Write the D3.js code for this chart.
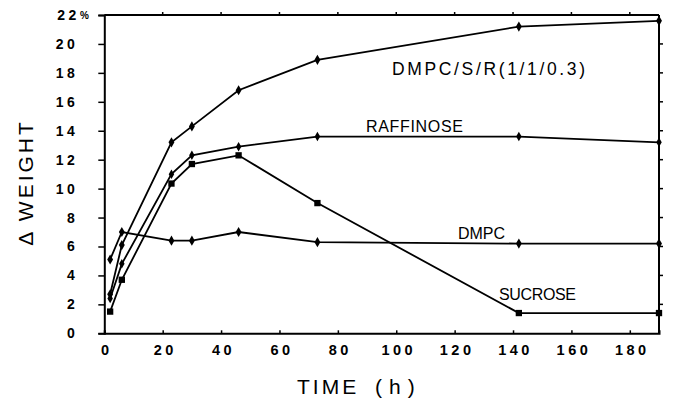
<!DOCTYPE html>
<html>
<head>
<meta charset="utf-8">
<script src="https://cdn.jsdelivr.net/npm/d3@7"></script>
<style>
  body { margin: 0; background: #fff; }
  text { font-family: "Liberation Sans", Arial, sans-serif; fill: #000; }
</style>
</head>
<body>
<script>
// hours after start
var hours = [2, 6, 23, 30, 46, 73, 142, 190];

// weight gain (%) per sample
var dmpcSR    = [2.7, 6.1, 13.2, 14.3, 16.8, 18.9, 21.2, 21.6];
var raffinose = [2.4, 4.8, 11.0, 12.3, 12.9, 13.6, 13.6, 13.2];
var dmpc      = [5.1, 7.0, 6.4, 6.4, 7.0, 6.3, 6.2, 6.2];
var sucrose   = [1.5, 3.7, 10.35, 11.7, 12.3, 9.0, 1.4, 1.4];

var seriesNames = ["DMPC/S/R(1/1/0.3)", "RAFFINOSE", "DMPC", "SUCROSE"];
var yTicks = [0, 2, 4, 6, 8, 10, 12, 14, 16, 18, 20, 22];
var xTicks = [0, 20, 40, 60, 80, 100, 120, 140, 160, 180];

var w = 674, h = 398;
var plotL = 104.3, plotR = 659, plotT = 15, plotB = 333.3;

var svg = d3.select("body").append("svg").attr("width", w).attr("height", h);

var x = d3.scaleLinear().domain([0, 190]).range([plotL, plotR]);
var y = d3.scaleLinear().domain([0, 22]).range([plotB, plotT]);

// frame lines
var frame = svg.append("g").attr("stroke", "#000").attr("stroke-width", 2).attr("fill", "none");
frame.append("line").attr("x1", plotL).attr("x2", plotR).attr("y1", plotT).attr("y2", plotT);
frame.append("line").attr("x1", plotR).attr("x2", plotR).attr("y1", plotT).attr("y2", plotB);

// small ticks on the top and right edges
frame.selectAll("line.tt").data(xTicks.slice(1)).enter().append("line")
  .attr("class", "tt")
  .attr("x1", function(d) { return x(d); }).attr("x2", function(d) { return x(d); })
  .attr("y1", plotT).attr("y2", plotT - 3).attr("stroke-width", 1.5);
frame.selectAll("line.rt").data(yTicks.slice(1, -1)).enter().append("line")
  .attr("class", "rt")
  .attr("x1", plotR).attr("x2", plotR + 4)
  .attr("y1", function(d) { return y(d); }).attr("y2", function(d) { return y(d); })
  .attr("stroke-width", 1.5);

// left axis
var yAxis = svg.append("g").attr("transform", "translate(" + plotL + ",0)")
  .call(d3.axisLeft(y).tickValues(yTicks).tickSize(6).tickPadding(20).tickFormat(d3.format("d")));
yAxis.select(".domain").attr("stroke-width", 2);
yAxis.selectAll(".tick line").attr("stroke-width", 1.5);
yAxis.selectAll(".tick text")
  .attr("font-size", 14).attr("font-weight", "bold").attr("letter-spacing", 3.5)
  .attr("font-family", "Liberation Sans, Arial, sans-serif");
yAxis.selectAll(".tick").filter(function(d) { return d === 22; }).select("text")
  .attr("text-anchor", "start").attr("x", -47)
  .append("tspan").attr("font-size", 10).attr("dy", -1).text("%");

// bottom axis
var xAxis = svg.append("g").attr("transform", "translate(0," + plotB + ")")
  .call(d3.axisBottom(x).tickValues(xTicks).tickSize(-3).tickPadding(11).tickFormat(d3.format("d")));
xAxis.select(".domain").attr("stroke-width", 2);
xAxis.selectAll(".tick line").attr("stroke-width", 1.5);
xAxis.selectAll(".tick text")
  .attr("font-size", 14.5).attr("font-weight", "bold").attr("letter-spacing", 3.5)
  .attr("dx", 2).attr("font-family", "Liberation Sans, Arial, sans-serif");

// axis titles
svg.append("text").attr("x", 297).attr("y", 394)
  .attr("font-size", 21).attr("letter-spacing", 3).text("TIME");
svg.append("text").attr("x", 375).attr("y", 394)
  .attr("font-size", 21).attr("letter-spacing", 7).text("(h)");
svg.append("text")
  .attr("transform", "translate(33," + 184 + ") rotate(-90)")
  .attr("text-anchor", "middle").attr("dx", 1.5)
  .attr("font-size", 21).attr("letter-spacing", 3).text("\u0394 WEIGHT");

// series
var series = [
  { name: seriesNames[0], values: dmpcSR, shape: d3.symbolDiamond, size: 30 },
  { name: seriesNames[1], values: raffinose, shape: d3.symbolDiamond, size: 26 },
  { name: seriesNames[2], values: dmpc, shape: d3.symbolDiamond, size: 30 },
  { name: seriesNames[3], values: sucrose, shape: d3.symbolSquare, size: 40 }
];

var line = d3.line()
  .x(function(d) { return x(d[0]); })
  .y(function(d) { return y(d[1]); });

series.forEach(function(s) {
  var pts = hours.map(function(t, i) { return [t, s.values[i]]; });
  svg.append("path").datum(pts)
    .attr("d", line).attr("fill", "none").attr("stroke", "#000").attr("stroke-width", 1.8);
  svg.selectAll(null).data(pts).enter().append("path")
    .attr("d", d3.symbol().type(s.shape).size(s.size))
    .attr("transform", function(d) { return "translate(" + x(d[0]) + "," + y(d[1]) + ")"; })
    .attr("fill", "#000");
});

// series labels: x, baseline y, width, font size
var labelPos = [[392, 75, 193, 17.5], [366, 132, 97, 16], [458, 238.5, 47, 16], [499, 300, 77, 16]];
svg.selectAll("text.lab").data(seriesNames).enter().append("text")
  .attr("class", "lab")
  .attr("x", function(d, i) { return labelPos[i][0]; })
  .attr("y", function(d, i) { return labelPos[i][1]; })
  .attr("textLength", function(d, i) { return labelPos[i][2]; })
  .attr("lengthAdjust", "spacing")
  .attr("font-size", function(d, i) { return labelPos[i][3]; })
  .text(function(d) { return d; });
</script>
</body>
</html>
======
What to produce:
Take the data above and repeat it exactly, leaving each picture out.

Solution to this exercise:
Write the D3.js code for this chart.
<!DOCTYPE html>
<html>
<head>
<meta charset="utf-8">
<script src="https://cdn.jsdelivr.net/npm/d3@7"></script>
<style>
  body { margin: 0; background: #fff; }
  text { font-family: "Liberation Sans", Arial, sans-serif; fill: #000; }
</style>
</head>
<body>
<script>
// hours after start
var hours = [2, 6, 23, 30, 46, 73, 142, 190];

// weight gain (%) per sample
var dmpcSR    = [2.7, 6.1, 13.2, 14.3, 16.8, 18.9, 21.2, 21.6];
var raffinose = [2.4, 4.8, 11.0, 12.3, 12.9, 13.6, 13.6, 13.2];
var dmpc      = [5.1, 7.0, 6.4, 6.4, 7.0, 6.3, 6.2, 6.2];
var sucrose   = [1.5, 3.7, 10.35, 11.7, 12.3, 9.0, 1.4, 1.4];

var seriesNames = ["DMPC/S/R(1/1/0.3)", "RAFFINOSE", "DMPC", "SUCROSE"];
var yTicks = [0, 2, 4, 6, 8, 10, 12, 14, 16, 18, 20, 22];
var xTicks = [0, 20, 40, 60, 80, 100, 120, 140, 160, 180];

var w = 674, h = 398;
var plotL = 104.3, plotR = 659, plotT = 15, plotB = 333.3;

var svg = d3.select("body").append("svg").attr("width", w).attr("height", h);

var x = d3.scaleLinear().domain([0, 190]).range([plotL, plotR]);
var y = d3.scaleLinear().domain([0, 22]).range([plotB, plotT]);

// frame lines
var frame = svg.append("g").attr("stroke", "#000").attr("stroke-width", 2).attr("fill", "none");
frame.append("line").attr("x1", plotL).attr("x2", plotR).attr("y1", plotT).attr("y2", plotT);
frame.append("line").attr("x1", plotR).attr("x2", plotR).attr("y1", plotT).attr("y2", plotB);

// small ticks on the top and right edges
frame.selectAll("line.tt").data(xTicks.slice(1)).enter().append("line")
  .attr("class", "tt")
  .attr("x1", function(d) { return x(d); }).attr("x2", function(d) { return x(d); })
  .attr("y1", plotT).attr("y2", plotT - 3).attr("stroke-width", 1.5);
frame.selectAll("line.rt").data(yTicks.slice(1, -1)).enter().append("line")
  .attr("class", "rt")
  .attr("x1", plotR).attr("x2", plotR + 4)
  .attr("y1", function(d) { return y(d); }).attr("y2", function(d) { return y(d); })
  .attr("stroke-width", 1.5);

// left axis
var yAxis = svg.append("g").attr("transform", "translate(" + plotL + ",0)")
  .call(d3.axisLeft(y).tickValues(yTicks).tickSize(6).tickPadding(20).tickFormat(d3.format("d")));
yAxis.select(".domain").attr("stroke-width", 2);
yAxis.selectAll(".tick line").attr("stroke-width", 1.5);
yAxis.selectAll(".tick text")
  .attr("font-size", 14).attr("font-weight", "bold").attr("letter-spacing", 3.5)
  .attr("font-family", "Liberation Sans, Arial, sans-serif");
yAxis.selectAll(".tick").filter(function(d) { return d === 22; }).select("text")
  .attr("text-anchor", "start").attr("x", -47)
  .append("tspan").attr("font-size", 10).attr("dy", -1).text("%");

// bottom axis
var xAxis = svg.append("g").attr("transform", "translate(0," + plotB + ")")
  .call(d3.axisBottom(x).tickValues(xTicks).tickSize(-3).tickPadding(11).tickFormat(d3.format("d")));
xAxis.select(".domain").attr("stroke-width", 2);
xAxis.selectAll(".tick line").attr("stroke-width", 1.5);
xAxis.selectAll(".tick text")
  .attr("font-size", 14.5).attr("font-weight", "bold").attr("letter-spacing", 3.5)
  .attr("dx", 2).attr("font-family", "Liberation Sans, Arial, sans-serif");

// axis titles
svg.append("text").attr("x", 297).attr("y", 394)
  .attr("font-size", 21).attr("letter-spacing", 3).text("TIME");
svg.append("text").attr("x", 375).attr("y", 394)
  .attr("font-size", 21).attr("letter-spacing", 7).text("(h)");
svg.append("text")
  .attr("transform", "translate(33," + 184 + ") rotate(-90)")
  .attr("text-anchor", "middle").attr("dx", 1.5)
  .attr("font-size", 21).attr("letter-spacing", 3).text("\u0394 WEIGHT");

// series
var series = [
  { name: seriesNames[0], values: dmpcSR, shape: d3.symbolDiamond, size: 30 },
  { name: seriesNames[1], values: raffinose, shape: d3.symbolDiamond, size: 26 },
  { name: seriesNames[2], values: dmpc, shape: d3.symbolDiamond, size: 30 },
  { name: seriesNames[3], values: sucrose, shape: d3.symbolSquare, size: 40 }
];

var line = d3.line()
  .x(function(d) { return x(d[0]); })
  .y(function(d) { return y(d[1]); });

series.forEach(function(s) {
  var pts = hours.map(function(t, i) { return [t, s.values[i]]; });
  svg.append("path").datum(pts)
    .attr("d", line).attr("fill", "none").attr("stroke", "#000").attr("stroke-width", 1.8);
  svg.selectAll(null).data(pts).enter().append("path")
    .attr("d", d3.symbol().type(s.shape).size(s.size))
    .attr("transform", function(d) { return "translate(" + x(d[0]) + "," + y(d[1]) + ")"; })
    .attr("fill", "#000");
});

// series labels: x, baseline y, width, font size
var labelPos = [[392, 75, 193, 17.5], [366, 132, 97, 16], [458, 238.5, 47, 16], [499, 300, 77, 16]];
svg.selectAll("text.lab").data(seriesNames).enter().append("text")
  .attr("class", "lab")
  .attr("x", function(d, i) { return labelPos[i][0]; })
  .attr("y", function(d, i) { return labelPos[i][1]; })
  .attr("textLength", function(d, i) { return labelPos[i][2]; })
  .attr("lengthAdjust", "spacing")
  .attr("font-size", function(d, i) { return labelPos[i][3]; })
  .text(function(d) { return d; });
</script>
</body>
</html>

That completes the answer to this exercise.